Wha~ do you think of today's statistical software packages? I am not qualified to talk about this subject. But, I think in general, that statistical software packages should be useful tools for managing real world problems by providing tools for modeling, analyzing, predicting, and visualizing the data and results. Since data are becoming larger, the ability to handle huge data sets will be required for cutting-edge users. However, I have the impression that the current statistical software is not geared for handling huge amounts of data. Currently, our group is developing Web-based statistical software. With this Web-based software, the user can access the latest statistical software with-
out installing it.
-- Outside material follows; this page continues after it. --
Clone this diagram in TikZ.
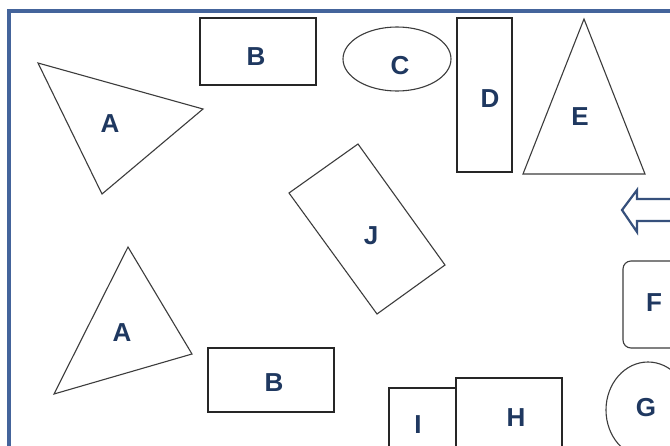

For example, WebDECOMP, a seasonal adjustment program developed by Prof. Sato, is being accessed 1000-2000 times per month. Where do you see the big job market for statisticians ? I think there are many opportunities for researchers who are skilled in statistical modeling and data analysis. Our current society can be characterized as an Information Society and as a Risk Society and we now face two important tasks. As an Information Society, we must perform prediction and knowledge discovery based on huge data sets. As a Risk Society, we are expected to offer scientific tools for evaluating and managing risks. For both problems, proper modeling and data analysis are essential; therefore, the role of the statistician is becoming more important in various fields of research such as disaster prevention for earthquakes, tsunamis, and typhoons, and safety for food, drugs, traffic, and radiation. I think that young researchers skilled in modeling and data analysis and possessing a strong interest in these real world problems will be very well received by these domain sciences.